#### [Data extract]
+-------+

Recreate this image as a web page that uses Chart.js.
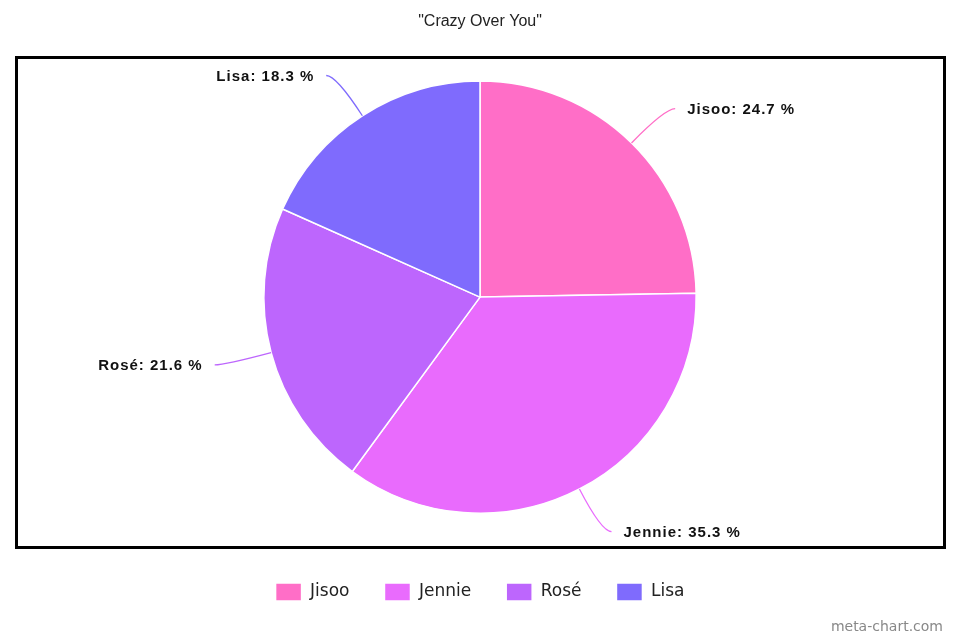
<!DOCTYPE html>
<html lang="en">
<head>
  <meta charset="UTF-8">
  <title>Crazy Over You</title>
  <script src="https://cdn.jsdelivr.net/npm/chart.js"></script>
  <style>
    body { margin: 0; background: #fff; }
    #wrap { width: 960px; height: 640px; position: relative; }
  </style>
</head>
<body>
  <div id="wrap"><canvas id="chart"></canvas></div>

  <script>
    const members = ["Jisoo", "Jennie", "Rosé", "Lisa"];
    const shares = [24.7, 35.3, 21.6, 18.3];
    const colors = ["#ff6ec7", "#e96bfd", "#bd66fd", "#7f6bfd"];

    // frame around the pie + watermark
    const framePlugin = {
      id: 'frame',
      beforeDraw(chart) {
        const ctx = chart.ctx;
        ctx.save();
        ctx.fillStyle = '#fff';
        ctx.fillRect(0, 0, chart.width, chart.height);
        ctx.strokeStyle = '#000';
        ctx.lineWidth = 3;
        ctx.strokeRect(16.5, 57.5, 928, 490);
        ctx.restore();
      },
      afterDraw(chart) {
        const ctx = chart.ctx;
        ctx.save();
        ctx.font = '14px "DejaVu Sans"';
        ctx.fillStyle = '#888';
        ctx.textAlign = 'right';
        ctx.textBaseline = 'middle';
        ctx.fillText('meta-chart.com', 943, 627);
        ctx.restore();
      }
    };

    // outside labels with curved leader lines
    const leaderPlugin = {
      id: 'leaders',
      afterDatasetsDraw(chart) {
        const ctx = chart.ctx;
        const meta = chart.getDatasetMeta(0);
        meta.data.forEach((arc, i) => {
          const p = arc.getProps(['x', 'y', 'startAngle', 'endAngle', 'outerRadius'], true);
          const mid = (p.startAngle + p.endAngle) / 2;
          const cos = Math.cos(mid), sin = Math.sin(mid);
          const side = cos >= 0 ? 1 : -1;
          const x0 = p.x + cos * p.outerRadius, y0 = p.y + sin * p.outerRadius;
          const x1 = p.x + cos * (p.outerRadius + 48), y1 = p.y + sin * (p.outerRadius + 48);
          const x2 = x1 + side * 10;
          ctx.save();
          ctx.strokeStyle = colors[i];
          ctx.lineWidth = 1.3;
          ctx.beginPath();
          ctx.moveTo(x0, y0);
          ctx.quadraticCurveTo(x1, y1, x2, y1);
          ctx.stroke();
          ctx.font = 'bold 15px "Liberation Sans", Arial, sans-serif';
          ctx.letterSpacing = '1px';
          ctx.fillStyle = '#111';
          ctx.textAlign = side > 0 ? 'left' : 'right';
          ctx.textBaseline = 'middle';
          ctx.fillText(members[i] + ': ' + shares[i] + ' %', x2 + side * 12, y1 + 1);
          ctx.restore();
        });
      }
    };

    new Chart(document.getElementById('chart'), {
      type: 'pie',
      data: {
        labels: members,
        datasets: [{
          data: shares,
          backgroundColor: colors,
          borderColor: '#fff',
          borderWidth: 1.5
        }]
      },
      options: {
        responsive: true,
        maintainAspectRatio: false,
        animation: false,
        layout: { padding: { top: 0, bottom: 29 } },
        plugins: {
          title: {
            display: true,
            text: '"Crazy Over You"',
            color: '#222',
            font: { family: '"Liberation Sans", Arial, sans-serif', size: 16, weight: 'normal' },
            padding: { top: 12, bottom: 49 }
          },
          legend: {
            position: 'bottom',
            title: { display: true, text: '', font: { size: 10 }, padding: { top: 22, bottom: 0 } },
            labels: {
              color: '#222',
              boxWidth: 26,
              boxHeight: 18,
              padding: 35,
              font: { family: '"DejaVu Sans"', size: 17 }
            }
          },
          tooltip: { enabled: false }
        }
      },
      plugins: [framePlugin, leaderPlugin]
    });
  </script>
</body>
</html>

+-------+

Without including any pictures, reproduce the listing exactly.

Recreate this image as a web page that uses Chart.js.
<!DOCTYPE html>
<html lang="en">
<head>
  <meta charset="UTF-8">
  <title>Crazy Over You</title>
  <script src="https://cdn.jsdelivr.net/npm/chart.js"></script>
  <style>
    body { margin: 0; background: #fff; }
    #wrap { width: 960px; height: 640px; position: relative; }
  </style>
</head>
<body>
  <div id="wrap"><canvas id="chart"></canvas></div>

  <script>
    const members = ["Jisoo", "Jennie", "Rosé", "Lisa"];
    const shares = [24.7, 35.3, 21.6, 18.3];
    const colors = ["#ff6ec7", "#e96bfd", "#bd66fd", "#7f6bfd"];

    // frame around the pie + watermark
    const framePlugin = {
      id: 'frame',
      beforeDraw(chart) {
        const ctx = chart.ctx;
        ctx.save();
        ctx.fillStyle = '#fff';
        ctx.fillRect(0, 0, chart.width, chart.height);
        ctx.strokeStyle = '#000';
        ctx.lineWidth = 3;
        ctx.strokeRect(16.5, 57.5, 928, 490);
        ctx.restore();
      },
      afterDraw(chart) {
        const ctx = chart.ctx;
        ctx.save();
        ctx.font = '14px "DejaVu Sans"';
        ctx.fillStyle = '#888';
        ctx.textAlign = 'right';
        ctx.textBaseline = 'middle';
        ctx.fillText('meta-chart.com', 943, 627);
        ctx.restore();
      }
    };

    // outside labels with curved leader lines
    const leaderPlugin = {
      id: 'leaders',
      afterDatasetsDraw(chart) {
        const ctx = chart.ctx;
        const meta = chart.getDatasetMeta(0);
        meta.data.forEach((arc, i) => {
          const p = arc.getProps(['x', 'y', 'startAngle', 'endAngle', 'outerRadius'], true);
          const mid = (p.startAngle + p.endAngle) / 2;
          const cos = Math.cos(mid), sin = Math.sin(mid);
          const side = cos >= 0 ? 1 : -1;
          const x0 = p.x + cos * p.outerRadius, y0 = p.y + sin * p.outerRadius;
          const x1 = p.x + cos * (p.outerRadius + 48), y1 = p.y + sin * (p.outerRadius + 48);
          const x2 = x1 + side * 10;
          ctx.save();
          ctx.strokeStyle = colors[i];
          ctx.lineWidth = 1.3;
          ctx.beginPath();
          ctx.moveTo(x0, y0);
          ctx.quadraticCurveTo(x1, y1, x2, y1);
          ctx.stroke();
          ctx.font = 'bold 15px "Liberation Sans", Arial, sans-serif';
          ctx.letterSpacing = '1px';
          ctx.fillStyle = '#111';
          ctx.textAlign = side > 0 ? 'left' : 'right';
          ctx.textBaseline = 'middle';
          ctx.fillText(members[i] + ': ' + shares[i] + ' %', x2 + side * 12, y1 + 1);
          ctx.restore();
        });
      }
    };

    new Chart(document.getElementById('chart'), {
      type: 'pie',
      data: {
        labels: members,
        datasets: [{
          data: shares,
          backgroundColor: colors,
          borderColor: '#fff',
          borderWidth: 1.5
        }]
      },
      options: {
        responsive: true,
        maintainAspectRatio: false,
        animation: false,
        layout: { padding: { top: 0, bottom: 29 } },
        plugins: {
          title: {
            display: true,
            text: '"Crazy Over You"',
            color: '#222',
            font: { family: '"Liberation Sans", Arial, sans-serif', size: 16, weight: 'normal' },
            padding: { top: 12, bottom: 49 }
          },
          legend: {
            position: 'bottom',
            title: { display: true, text: '', font: { size: 10 }, padding: { top: 22, bottom: 0 } },
            labels: {
              color: '#222',
              boxWidth: 26,
              boxHeight: 18,
              padding: 35,
              font: { family: '"DejaVu Sans"', size: 17 }
            }
          },
          tooltip: { enabled: false }
        }
      },
      plugins: [framePlugin, leaderPlugin]
    });
  </script>
</body>
</html>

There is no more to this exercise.